_WRITTEN INSTRUCTION:_
The lines to extract run from the first line of the material below to the line containing "const botYTicks = [-2, -1, 0, 1, 2];", both included; leave the pictures behind.

>> Begin MATERIAL

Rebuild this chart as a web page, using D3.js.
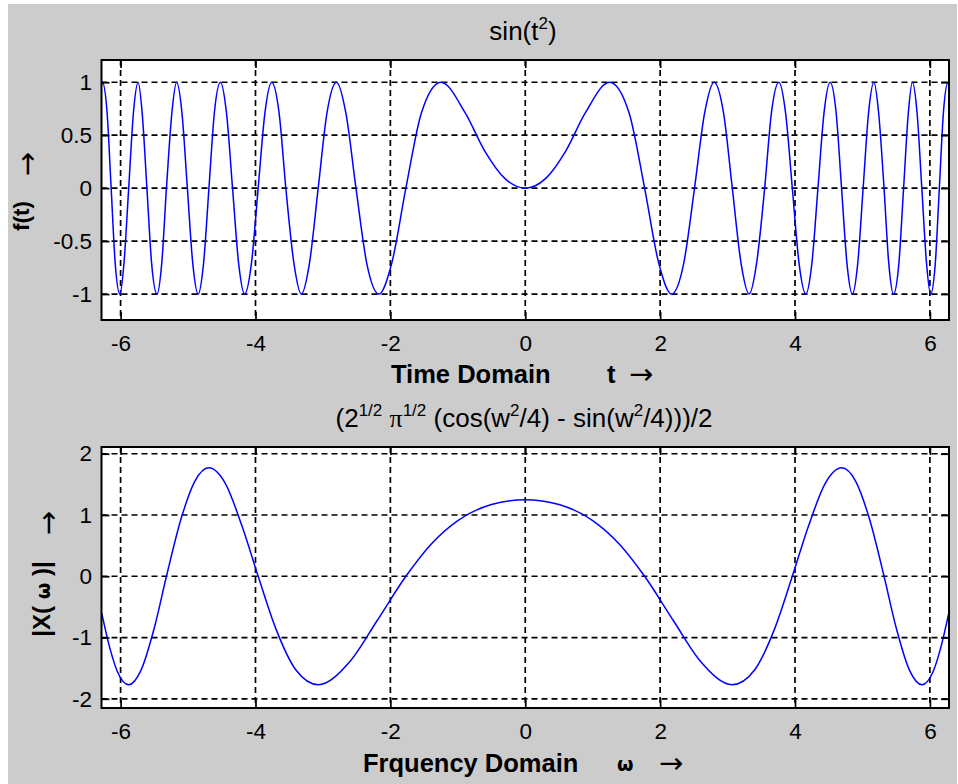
<!DOCTYPE html>
<html>
<head>
<meta charset="utf-8">
<script src="https://cdn.jsdelivr.net/npm/d3@7"></script>
<style>
  html, body { margin: 0; padding: 0; background: #ffffff; }
  svg { display: block; }
</style>
</head>
<body>
<svg id="chart" width="958" height="784" font-family="Liberation Sans, Arial, sans-serif"></svg>
<script>
// ---------------- data ----------------
const xTicks = [-6, -4, -2, 0, 2, 4, 6];
const topYTicks = [-1, -0.5, 0, 0.5, 1];
const botYTicks = [-2, -1, 0, 1, 2];

// Time domain: sin(t^2)
const timeT = [
  -6.28, -6.27, -6.2, -6.14, -6.08, -6.01, -5.95, -5.88, -5.81, -5.74, -5.68, -5.61,
  -5.54, -5.46, -5.39, -5.32, -5.24, -5.17, -5.09, -5.01, -4.93, -4.85, -4.77, -4.69,
  -4.61, -4.52, -4.43, -4.34, -4.25, -4.16, -4.06, -3.96, -3.86, -3.76, -3.65, -3.55,
  -3.43, -3.32, -3.2, -3.07, -2.94, -2.8, -2.66, -2.51, -2.35, -2.17, -1.98, -1.77,
  -1.54, -1.25, -0.89, -0.6, -0.3, 0,
  0.3, 0.6, 0.89, 1.25, 1.54, 1.77, 1.98, 2.17, 2.35, 2.51, 2.66, 2.8, 2.94, 3.07,
  3.2, 3.32, 3.43, 3.55, 3.65, 3.76, 3.86, 3.96, 4.06, 4.16, 4.25, 4.34, 4.43, 4.52,
  4.61, 4.69, 4.77, 4.85, 4.93, 5.01, 5.09, 5.17, 5.24, 5.32, 5.39, 5.46, 5.54, 5.61,
  5.68, 5.74, 5.81, 5.88, 5.95, 6.01, 6.08, 6.14, 6.2, 6.27, 6.28
];
const timeF = [
  0.98, 1, 0.71, 0, -0.71, -1, -0.71, 0, 0.71, 1, 0.71, 0,
  -0.71, -1, -0.71, 0, 0.71, 1, 0.71, 0, -0.71, -1, -0.71, 0,
  0.71, 1, 0.71, 0, -0.71, -1, -0.71, 0, 0.71, 1, 0.71, 0,
  -0.71, -1, -0.71, 0, 0.71, 1, 0.71, 0, -0.71, -1, -0.71, 0,
  0.71, 1, 0.71, 0.35, 0.09, 0,
  0.09, 0.35, 0.71, 1, 0.71, 0, -0.71, -1, -0.71, 0, 0.71, 1, 0.71, 0,
  -0.71, -1, -0.71, 0, 0.71, 1, 0.71, 0, -0.71, -1, -0.71, 0, 0.71, 1,
  0.71, 0, -0.71, -1, -0.71, 0, 0.71, 1, 0.71, 0, -0.71, -1, -0.71, 0,
  0.71, 1, 0.71, 0, -0.71, -1, -0.71, 0, 0.71, 1, 0.98
];

// Frequency domain
const freqW = [
  -6.28, -6.15, -6.05, -5.88, -5.7, -5.5, -5.32, -5.1, -4.9, -4.69, -4.45, -4.2,
  -3.96, -3.7, -3.4, -3.07, -2.6, -2.2, -1.77, -1.4, -1, -0.5, 0,
  0.5, 1, 1.4, 1.77, 2.2, 2.6, 3.07, 3.4, 3.7, 3.96, 4.2, 4.45, 4.69, 4.9, 5.1,
  5.32, 5.5, 5.7, 5.88, 6.05, 6.15, 6.28
];
const freqX = [
  -0.6, -1.21, -1.55, -1.77, -1.54, -0.84, 0, 0.95, 1.55, 1.77, 1.52, 0.82,
  0, -0.85, -1.53, -1.77, -1.39, -0.73, 0, 0.52, 0.91, 1.17, 1.25,
  1.17, 0.91, 0.52, 0, -0.73, -1.39, -1.77, -1.53, -0.85, 0, 0.82, 1.52, 1.77, 1.55, 0.95,
  0, -0.84, -1.54, -1.77, -1.55, -1.21, -0.6
];

// ---------------- drawing ----------------
const SANS = "Liberation Sans, Arial, sans-serif";
const ARROW_FONT = "DejaVu Sans, sans-serif";
const svg = d3.select("#chart");
svg.append("rect").attr("x", 8).attr("y", 4).attr("width", 949).attr("height", 780)
  .attr("fill", "#cccccc");

const L = 101.5, R = 949;
const xScale = d3.scaleLinear().domain([-2 * Math.PI, 2 * Math.PI]).range([L, R]);

function panel(opts) {
  const { top, bottom, yDomain, yTicks, xs, ys } = opts;
  const y = d3.scaleLinear().domain(yDomain).range([bottom, top]);
  const g = svg.append("g");

  g.append("rect").attr("x", L).attr("y", top).attr("width", R - L).attr("height", bottom - top)
    .attr("fill", "#ffffff");

  // grid
  const grid = g.append("g").attr("stroke", "#000").attr("stroke-width", 1.7)
    .attr("stroke-dasharray", "6,4");
  xTicks.forEach(v => grid.append("line")
    .attr("x1", xScale(v)).attr("x2", xScale(v)).attr("y1", top).attr("y2", bottom));
  yTicks.forEach(v => grid.append("line")
    .attr("x1", L).attr("x2", R).attr("y1", y(v)).attr("y2", y(v)));

  // curve
  const pts = xs.map((v, i) => [v, ys[i]]);
  g.append("path").datum(pts)
    .attr("fill", "none").attr("stroke", "#0000ff").attr("stroke-width", 1.5)
    .attr("d", d3.line().x(d => xScale(d[0])).y(d => y(d[1])).curve(d3.curveMonotoneX));

  const fmt = d => String(d);
  // axes with inward ticks
  const ab = g.append("g").attr("transform", `translate(0,${bottom})`)
    .call(d3.axisBottom(xScale).tickValues(xTicks).tickSize(-8).tickPadding(15.5).tickFormat(fmt));
  const at = g.append("g").attr("transform", `translate(0,${top})`)
    .call(d3.axisTop(xScale).tickValues(xTicks).tickSize(-8).tickFormat(""));
  const al = g.append("g").attr("transform", `translate(${L},0)`)
    .call(d3.axisLeft(y).tickValues(yTicks).tickSize(-8).tickPadding(9.5).tickFormat(fmt));
  const ar = g.append("g").attr("transform", `translate(${R},0)`)
    .call(d3.axisRight(y).tickValues(yTicks).tickSize(-8).tickFormat(""));
  [ab, at, al, ar].forEach(a => {
    a.select(".domain").remove();
    a.selectAll("line").attr("stroke", "#000").attr("stroke-width", 1.7);
    a.attr("font-family", SANS).attr("font-size", 22.5);
    a.selectAll("text").attr("fill", "#000");
  });

  // box
  g.append("rect").attr("x", L).attr("y", top).attr("width", R - L).attr("height", bottom - top)
    .attr("fill", "none").attr("stroke", "#000").attr("stroke-width", 2);
  return y;
}

panel({ top: 60, bottom: 320, yDomain: [-1.245, 1.21], yTicks: topYTicks, xs: timeT, ys: timeF });
panel({ top: 447, bottom: 708, yDomain: [-2.15, 2.11], yTicks: botYTicks, xs: freqW, ys: freqX });

// ---------------- titles & labels ----------------
function txt(x, y, str, size, opt = {}) {
  const t = svg.append("text").attr("x", x).attr("y", y).attr("font-size", size)
    .attr("fill", "#000").style("font-family", opt.family || SANS).text(str);
  if (opt.bold) t.style("font-weight", "bold");
  if (opt.anchor) t.attr("text-anchor", opt.anchor);
  return t;
}

// top title sin(t^2)
const t1 = svg.append("text").attr("x", 523).attr("y", 40).attr("text-anchor", "middle")
  .attr("font-size", 26).style("font-family", SANS);
t1.append("tspan").text("sin(t");
t1.append("tspan").attr("font-size", 17).attr("dy", -11).text("2");
t1.append("tspan").attr("dy", 11).text(")");

// bottom title
const t2 = svg.append("text").attr("x", 524).attr("y", 427).attr("text-anchor", "middle")
  .attr("font-size", 26).style("font-family", SANS);
t2.append("tspan").text("(2");
t2.append("tspan").attr("font-size", 17).attr("dy", -11).text("1/2");
t2.append("tspan").attr("dy", 11).text(" ");
t2.append("tspan").style("font-family", "Liberation Serif, serif").text("π");
t2.append("tspan").attr("font-size", 17).attr("dy", -11).text("1/2");
t2.append("tspan").attr("dy", 11).text(" (cos(w");
t2.append("tspan").attr("font-size", 17).attr("dy", -11).text("2");
t2.append("tspan").attr("dy", 11).text("/4) - sin(w");
t2.append("tspan").attr("font-size", 17).attr("dy", -11).text("2");
t2.append("tspan").attr("dy", 11).text("/4)))/2");

// x labels
txt(391, 383, "Time Domain", 25.5, { bold: true });
txt(607, 383, "t", 25.5, { bold: true });
txt(629, 384, "→", 29, { family: ARROW_FONT });

txt(363, 772, "Frquency Domain", 25.5, { bold: true });
txt(617, 771, "ω", 19, { bold: true, family: ARROW_FONT });
txt(659, 773, "→", 29, { family: ARROW_FONT });

// y labels (rotated)
function rot(x, yPos, str, size, opt = {}) {
  const t = svg.append("text").attr("transform", `translate(${x},${yPos}) rotate(-90)`)
    .attr("text-anchor", "middle").attr("font-size", size).attr("fill", "#000")
    .style("font-family", opt.family || SANS).text(str);
  if (opt.bold) t.style("font-weight", "bold");
  return t;
}
rot(29, 216, "f(t)", 22.5, { bold: true });
rot(37, 164, "→", 29, { family: ARROW_FONT });
const yl2 = svg.append("text").attr("transform", `translate(50,599) rotate(-90)`)
  .attr("text-anchor", "middle").attr("font-size", 24).style("font-family", SANS)
  .style("font-weight", "bold");
yl2.append("tspan").text("|X( ");
yl2.append("tspan").attr("font-size", 19).style("font-family", ARROW_FONT).text("ω");
yl2.append("tspan").text(" )|");
rot(58, 523, "→", 29, { family: ARROW_FONT });
</script>
</body>
</html>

>> End MATERIAL

_WORKED SOLUTION:_
Rebuild this chart as a web page, using D3.js.
<!DOCTYPE html>
<html>
<head>
<meta charset="utf-8">
<script src="https://cdn.jsdelivr.net/npm/d3@7"></script>
<style>
  html, body { margin: 0; padding: 0; background: #ffffff; }
  svg { display: block; }
</style>
</head>
<body>
<svg id="chart" width="958" height="784" font-family="Liberation Sans, Arial, sans-serif"></svg>
<script>
// ---------------- data ----------------
const xTicks = [-6, -4, -2, 0, 2, 4, 6];
const topYTicks = [-1, -0.5, 0, 0.5, 1];
const botYTicks = [-2, -1, 0, 1, 2];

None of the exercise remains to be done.